Ukraine’s military said Russian warplanes that took off from Belarus had also fired missiles at the Lviv region near the Polish border, where four cruise missiles were shot down by Ukrainian air defenses.
The governor of Kharkiv province in the east said at least one person had died and 18 were injured in a missile strike. In Mykolaiv, a city close to the southern front, Russia said it had struck a military vehicle repair factory.
The attacks followed Russia’s announcement on Friday that it would intensify long-range strikes in retaliation for unspecified acts of “sabotage” and “terrorism”, hours after it confirmed the sinking of its Black Sea flagship, the Moskva.
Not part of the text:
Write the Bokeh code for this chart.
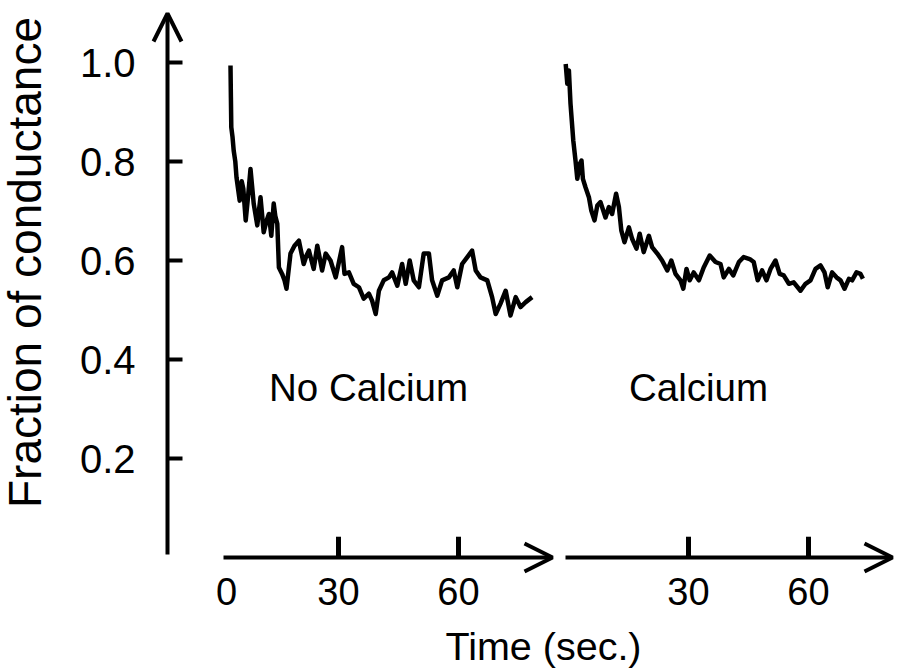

Kyiv and Washington say the ship was hit by Ukrainian missiles. Moscow says it sank after a fire.
Ukraine said its troops are still holding out in the ruins of Mariupol, where the defense is concentrated around Azovstal, another huge steel works that has yet to yield.
If Mariupol falls it would be Russia’s biggest prize of the war so far. It is the main port of the Donbas, a region of two provinces in the southeast which Moscow demands be fully ceded to separatists.
Ukraine’s President Volodymyr Zelenskiy said about 2,500-3,000 Ukrainian troops have been killed so far, compared to up to 20,000 Russian troops.
Ukraine says civilian deaths are impossible to count, estimating tens of thousands have been killed in Mariupol alone.
Overall, around a quarter of Ukrainians have been driven from their homes, including a tenth of the population that has fled abroad.